It’s salty, crunchy and a bit of an ‘it’ ingredient on the culinary scene of late, with foraging television chefs like Hugh Fearnley-Whittingstall and Al Brown showing us where to find it and what to do with it. England has a long tradition of eating samphire – the type that grows in salt marshes (there are many other varieties of samphire which may or may not be as edible). There, samphire (Salicornia europea) was typically sold at fishmongers, or given away as an extra treat, as a suitably maritime accompaniment to your weekly fish dinner. That practice is no longer ubiquitous, but samphire is starting to turn up at farmers markets in the UK, so it’s likely we could soon see it for sale here, too.
The samphire that grows here in New Zealand  (Salicornia australis) is slightly different to that in Europe; it’s a little less fleshy, but just as flavoursome. There’s also rock samphire, which is also edible, but harder to find.  Look for samphire in tidal zones, the muddy or sandy flats of estuaries for example. Or you can buy samphire seeds from Kings and try to replicate a marshy environment in your home garden.  To harvest it, just pick the tender tips, leaving the fibrous stems and roots behind – this way you won’t need much prep, and you’ll leave its habitat largely untouched. The sudden rise in popularity of samphire foraging in the UK has led to worries of over-harvesting and destroying the root system, resulting in the mud flats washing away.
Although samphire is not a seaweed, its nutritional profile is similar to one, with an array of minerals, salts, iodine and calcium. It won’t keep very well, so use if soon after procuring it. You can eat samphire raw, but you’re more likely to detect its muddy heritage. To cook, treat it much the same as asparagus, but don’t add salt to the water as samphire already tastes of the sea, and bear that in mind when seasoning any dish you add it to. Three minutes in boiling water will do it, then refresh it in ice-cold water before adding to a dish or eating it as a standalone dish, with a bit of olive oil, or butter, and lemon juice.
Other ideas with samphire:
– A salad with baby new potatoes, samphire and toasted almonds.
– Add samphire to the delicious spring vegetable stew recipes that are popular right now.
– It’s very pretty tossed through spaghetti. Try with just some garlic, chilli flakes, toasted pine nuts, a bit of parmesan and plenty of olive oil. Add a poached egg on top for a filling meal – stirring the runny yolk through to coat he strands of spaghetti is ridiculously pleasing.

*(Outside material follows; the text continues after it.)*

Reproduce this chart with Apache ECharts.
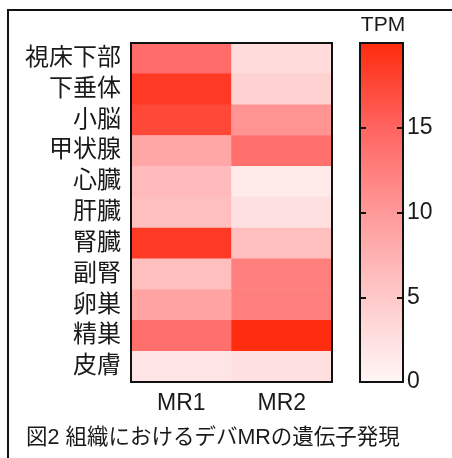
<!DOCTYPE html>
<html><head><meta charset="utf-8">
<script src="https://cdn.jsdelivr.net/npm/echarts@6/dist/echarts.min.js"></script>
<style>html,body{margin:0;padding:0;background:#fff}#c{width:452px;height:458px}</style>
</head><body><div id="c"></div>
<script>
const tissues = ['視床下部','下垂体','小脳','甲状腺','心臓','肝臓','腎臓','副腎','卵巣','精巣','皮膚'];
const samples = ['MR1','MR2'];
const mr1 = [14.2, 18.6, 17.4, 8.5, 6.5, 6.0, 18.6, 6.0, 9.0, 14.0, 2.0];
const mr2 = [3.0, 4.0, 10.5, 14.0, 1.5, 2.5, 6.0, 12.5, 12.5, 19.8, 2.5];
const colorTicks = [0, 5, 10, 15];
const scaleMin = 0, scaleMax = 20;
const caption = '図2 組織におけるデバMRの遺伝子発現';
const unit = 'TPM';

const FONT = "'Liberation Sans', 'Noto Sans CJK JP', sans-serif";
const stops = ['#fff7f7', '#ffc9c9', '#ff9999', '#ff6460', '#ff2a0c'];

const data = [];
tissues.forEach((t, i) => {
  data.push([0, i, mr1[i]]);
  data.push([1, i, mr2[i]]);
});

const gradient = new echarts.graphic.LinearGradient(0, 1, 0, 0,
  stops.map((c, i) => ({offset: i / (stops.length - 1), color: c})));

const barRect = {left: 360, top: 43, width: 43, height: 339};
const tickStyle = {show: true, inside: true, length: 6, lineStyle: {color: '#111', width: 2}};

const chart = echarts.init(document.getElementById('c'), null, {renderer: 'canvas'});
chart.setOption({
  animation: false,
  backgroundColor: '#fff',
  textStyle: {fontFamily: FONT, color: '#1a1a1a'},
  grid: [
    {left: 131, top: 43, width: 201, height: 339, show: true, z: 5,
     backgroundColor: 'transparent', borderColor: '#111', borderWidth: 2},
    Object.assign({show: true, z: 0, backgroundColor: gradient, borderColor: '#111', borderWidth: 2}, barRect),
    Object.assign({show: false, z: 0}, barRect)
  ],
  xAxis: [
    {type: 'category', data: samples, gridIndex: 0,
     axisLine: {show: false}, axisTick: {show: false}, splitLine: {show: false},
     axisLabel: {fontSize: 23, color: '#1a1a1a', fontFamily: FONT, margin: 10, interval: 0}},
    {type: 'value', gridIndex: 1, show: false, min: 0, max: 1},
    {type: 'value', gridIndex: 2, show: false, min: 0, max: 1}
  ],
  yAxis: [
    {type: 'category', data: tissues, gridIndex: 0, inverse: true,
     axisLine: {show: false}, axisTick: {show: false}, splitLine: {show: false},
     axisLabel: {fontSize: 24, color: '#1a1a1a', fontFamily: FONT, margin: 10, interval: 0}},
    {type: 'value', gridIndex: 1, position: 'right', min: scaleMin, max: scaleMax, interval: 5, z: 3,
     axisLine: {show: false, onZero: false}, splitLine: {show: false},
     axisTick: tickStyle,
     axisLabel: {show: true, fontSize: 23, color: '#1a1a1a', fontFamily: FONT, margin: 4,
       showMaxLabel: false,
       formatter: v => colorTicks.includes(v) ? String(v) : ''}},
    {type: 'value', gridIndex: 2, position: 'left', min: scaleMin, max: scaleMax, interval: 5, z: 3,
     axisLine: {show: false, onZero: false}, splitLine: {show: false},
     axisTick: tickStyle, axisLabel: {show: false}}
  ],
  visualMap: {
    type: 'continuous', min: scaleMin, max: scaleMax, seriesIndex: 0,
    show: false, inRange: {color: stops}
  },
  series: [{
    type: 'heatmap', xAxisIndex: 0, yAxisIndex: 0, data: data,
    itemStyle: {borderWidth: 0}, emphasis: {disabled: true}
  }],
  graphic: [
    {type: 'polyline', shape: {points: [[8, 470], [8, 10], [470, 10]]},
     style: {stroke: '#111', lineWidth: 2, fill: null}, silent: true},
    {type: 'text', x: 383, y: 25,
     style: {text: unit, font: '21px ' + FONT, fill: '#1a1a1a', textAlign: 'center', textVerticalAlign: 'middle'}},
    {type: 'text', x: 26, y: 438,
     style: {text: caption, font: '21.5px ' + FONT, fill: '#1a1a1a', textAlign: 'left', textVerticalAlign: 'middle'}}
  ]
});
</script>
</body></html>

*As published in Taste magazine, November 2011.


4 thoughts on “Samphire

  1. Hi Nom Nom Panda, good question – in short, I can’t be certain, but after a quick look round at the menus of likely restaurants, no. My guess is a) too hard to guarantee enough supply for most restaurants b) not sure what laws are around foraging and then selling the produce – could be complicated?
    Best bet would be place that change menu options every day – those are the places that can really make use of what’s in season/been gathered that day. Thymes Tables on Waiheke could be worth stalking to see if they ever get samphire!

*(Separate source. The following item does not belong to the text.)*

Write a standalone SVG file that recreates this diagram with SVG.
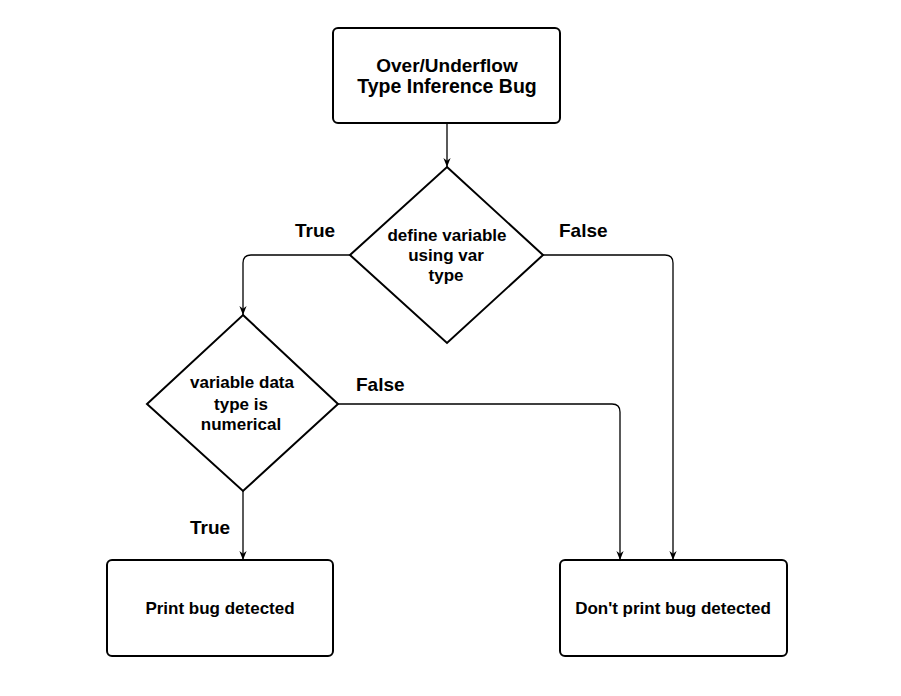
<svg xmlns="http://www.w3.org/2000/svg" width="901" height="696" viewBox="0 0 901 696">
<defs>
<marker id="arr" viewBox="0 0 10 10" refX="10" refY="5" markerWidth="9" markerHeight="9" markerUnits="userSpaceOnUse" orient="auto">
<path d="M0,1 L10,5 L0,9 L3,5 Z" fill="#000"/>
</marker>
<style>
.box{fill:#fff;stroke:#000;stroke-width:2}
.t{font-family:"Liberation Sans",Arial,sans-serif;font-weight:bold;fill:#000;text-anchor:middle}
.lbl{font-family:"Liberation Sans",Arial,sans-serif;font-weight:bold;fill:#000;font-size:19px}
.edge{fill:none;stroke:#000;stroke-width:1.3;marker-end:url(#arr)}
</style>
</defs>
<rect width="901" height="696" fill="#fff"/>
<g id="connectors">
<path class="edge" d="M447,123 L447,167"/>
<path class="edge" d="M350,255 L251,255 Q243,255 243,263 L243,315"/>
<path class="edge" d="M543,255 L665,255 Q673,255 673,263 L673,560"/>
<path class="edge" d="M338,404 L612,404 Q620,404 620,412 L620,560"/>
<path class="edge" d="M243,491 L243,560"/>
</g>
<g id="start">
<rect class="box" x="333" y="28" width="227" height="95" rx="5"/>
<text class="t" x="447" y="72" font-size="19">Over/Underflow</text>
<text class="t" x="447" y="93" font-size="19.5">Type Inference Bug</text>
</g>
<g id="decision1">
<polygon class="box" points="447,167 543,255 447,343 350,255"/>
<text class="t" x="447" y="241" font-size="17">define variable</text>
<text class="t" x="446" y="261" font-size="17">using var</text>
<text class="t" x="446" y="281" font-size="17">type</text>
</g>
<g id="decision2">
<polygon class="box" points="243,315 338,404 243,491 147,404"/>
<text class="t" x="242" y="388" font-size="17">variable data</text>
<text class="t" x="241" y="410" font-size="17">type is</text>
<text class="t" x="241" y="430" font-size="17">numerical</text>
</g>
<g id="print">
<rect class="box" x="107" y="560" width="226" height="96" rx="5"/>
<text class="t" x="220" y="614" font-size="17">Print bug detected</text>
</g>
<g id="noprint">
<rect class="box" x="560" y="560" width="227" height="96" rx="5"/>
<text class="t" x="673" y="614" font-size="17">Don't print bug detected</text>
</g>
<g id="labels">
<text class="lbl" x="295" y="237">True</text>
<text class="lbl" x="559" y="237">False</text>
<text class="lbl" x="356" y="391">False</text>
<text class="lbl" x="190" y="534">True</text>
</g>
</svg>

  2. I used to eat this way back in the 1950’s in the UK – we gathered it from the vast Lincolnshire tidal flats at low tide. If memory serves me right it was washed, boiled and then pickled in vinegar (probably malt vinegar). It tasted delicious and kept well for weeks in its pickled state. I’m looking to try iit n NZ but not sure where to find it.

    1. Hi Phil, those same kind of tidal flats here in NZ are where you’re likely to find samphire. I’ve not, to date, seen it sold here. If you’re in Auckland, I’ve heard that the Pamure Basin is a good place to find it.